AMY GOODMAN: And the woman who was killed, the teenager, 19 years old, Kimberly Fonseca, on Friday night, can you tell us her story?
MATT GINSBERG-JAECKLE: Yes. She was—unfortunately, that wasn’t one of the cases I personally documented. I know that she was one of the people that was out banging pots and pans and out in the neighborhood when the curfew had been called, showing defiance, and that she—the military opened fire and shot her, I believe in the head. And she was pronounced dead on the site. I went to the morgue to try to verify the details of the case, but there’s two morgues here, and the one that I was at, in Hospital Escuela, is the one they—where people go to after they’ve died in the hospital, not the one they’ve been brought in dead to. But she’s one of, I’m hearing, six cases now. I know that there—I’ve been able to confirm at least four of those cases of people around the country who have been killed by live ammunition by the military.

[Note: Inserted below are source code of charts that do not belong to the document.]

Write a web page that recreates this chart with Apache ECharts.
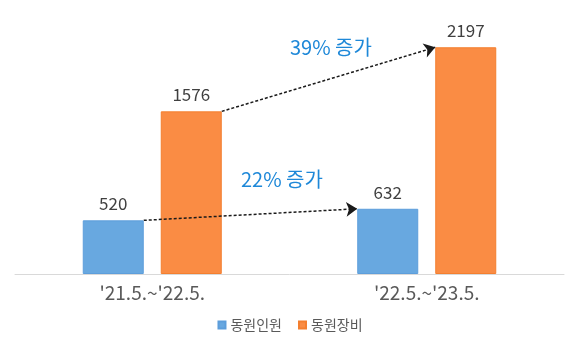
<!DOCTYPE html>
<html><head><meta charset="utf-8">
<script src="https://cdn.jsdelivr.net/npm/echarts@6/dist/echarts.min.js"></script>
<style>html,body{margin:0;padding:0;background:#fff}#c{width:580px;height:348px}</style>
</head><body><div id="c"></div>
<script>
const categories = ["'21.5.~'22.5.", "'22.5.~'23.5."];
const seriesNames = ['동원인원', '동원장비'];
const personnel = [520, 632];
const equipment = [1576, 2197];
const growthLabels = ['22% 증가', '39% 증가'];

const FONT = "'Noto Sans CJK KR', 'Noto Sans', sans-serif";
const BAR_W = 61, GAP = 17;
const chart = echarts.init(document.getElementById('c'), null, {renderer: 'canvas'});
const gridLeft = 15, gridRight = 16;
const catW = (580 - gridLeft - gridRight) / categories.length;
const inner = (GAP / 2) / catW;          // offset from category centre to inner bar edge (value units)
const outer = (GAP / 2 + BAR_W) / catW;  // offset to outer edge

const arrowLines = [
  {coords: [[0 - inner, personnel[0]], [1 - outer, personnel[1]]]},
  {coords: [[0 + outer, equipment[0]], [1 + inner, equipment[1]]]}
];

chart.setOption({
  animation: false,
  textStyle: {fontFamily: FONT},
  grid: {left: gridLeft, right: gridRight, top: 16, bottom: 74, containLabel: false},
  legend: {
    bottom: 11, left: 'center', itemWidth: 7, itemHeight: 7, itemGap: 16,
    icon: 'rect',
    textStyle: {fontSize: 14, color: '#595959', fontFamily: FONT},
    data: seriesNames
  },
  xAxis: [
    {type: 'category', data: categories,
     axisLine: {lineStyle: {color: '#d9d9d9', width: 1}},
     axisTick: {show: false},
     axisLabel: {fontSize: 19, color: '#595959', margin: 9, fontFamily: FONT}},
    {type: 'value', min: -0.5, max: 1.5, show: false}
  ],
  yAxis: {type: 'value', min: 0, max: 2500, show: false, splitLine: {show: false}},
  series: [
    {name: seriesNames[0], type: 'bar', data: personnel, barWidth: BAR_W, barGap: (GAP / BAR_W * 100) + '%',
     itemStyle: {color: '#68a8e0', borderColor: '#5d9edb', borderWidth: 1},
     label: {show: true, position: 'top', distance: 8, fontSize: 17, color: '#404040', fontFamily: FONT}},
    {name: seriesNames[1], type: 'bar', data: equipment, barWidth: BAR_W,
     itemStyle: {color: '#fa8c44', borderColor: '#f47f2f', borderWidth: 1},
     label: {show: true, position: 'top', distance: 8, fontSize: 17, color: '#404040', fontFamily: FONT}},
    {type: 'lines', coordinateSystem: 'cartesian2d', xAxisIndex: 1, yAxisIndex: 0,
     symbol: ['none', 'arrow'], symbolSize: [0, 11],
     lineStyle: {color: '#1a1a1a', width: 1.5, type: [3, 2], opacity: 1},
     data: arrowLines, z: 5}
  ],
  graphic: [
    {type: 'text', left: 241, top: 169, style: {text: growthLabels[0], fontSize: 20, fill: '#1e88d8', fontFamily: FONT}},
    {type: 'text', left: 290, top: 37, style: {text: growthLabels[1], fontSize: 20, fill: '#1e88d8', fontFamily: FONT}}
  ]
});
</script></body></html>
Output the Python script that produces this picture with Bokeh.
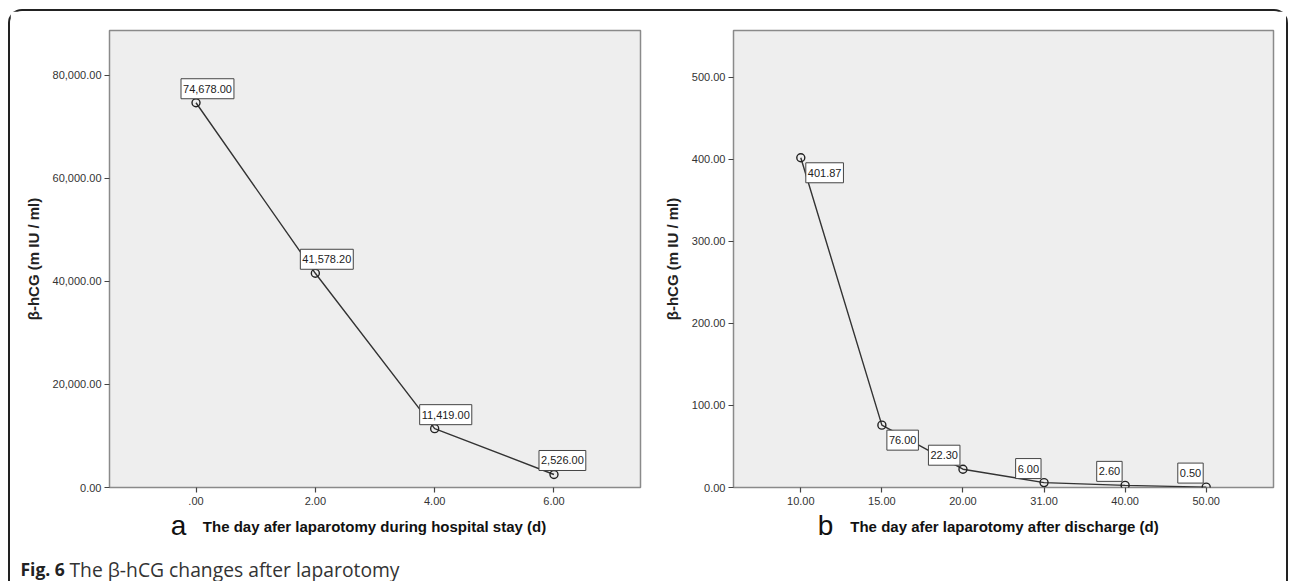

AMY GOODMAN: Zenaida Velasquez, The Intercept is reporting the president of Honduras is deploying U.S.-trained forces against election protesters. And, of course, the amount of money the U.S. has poured into the Honduran military and other security over the last years, since the coup d’état in 2009, is well over $100 million, could be $200 million. What are you calling for now?
ZENAIDA VELASQUEZ: We are calling to stop—to stop this military aid. Juan Orlando is preparing. He has also—apart from the army, he has an imperial police that obeys to him. And he has prepared these police to kill. I know that the order is to kill, to shoot the people directly, to kill them. And the other rumor that is going on, Amy, is that today he’s back—he will be back in Honduras, after being in the United States searching for help, more help, and support, and that they are going to decide that he’s the winner. And if all these protests, if all these demonstrations, if all this outcry from not only Honduras but international outcry is not heard and he is declared the winner, I think we will see rivers of blood, because those people are going to kill. They have been given the order to shoot directly to the people. And so—
AMY GOODMAN: And, Matt, the demands of the people on the ground? We only have 20 seconds.
MATT GINSBERG-JAECKLE: The demands of the people on the ground, first of all, there were 5,000 tally sheets of votes that were introduced directly from the electoral tribunal’s headquarters in Tegucigalpa right after the system went down for eight hours. And it was at that point that they tended to reverse. They want every single one of those scrutinized. They want the illegal and scrupulous—unscrupulous regime, scurrilous regime, of Juan Orlando Hernández to come to an end. It’s a dictatorship. He was an illegal candidate from the beginning. The people want the restoration of democracy and an end to the human rights abuses and state of siege.
AMY GOODMAN: We’re going to have to leave it there for now, but of course we’ll continue to cover this developing story, Matt Ginsberg-Jaeckle of Honduras Solidarity Network and Zenaida Velasquez, Honduran human rights activist.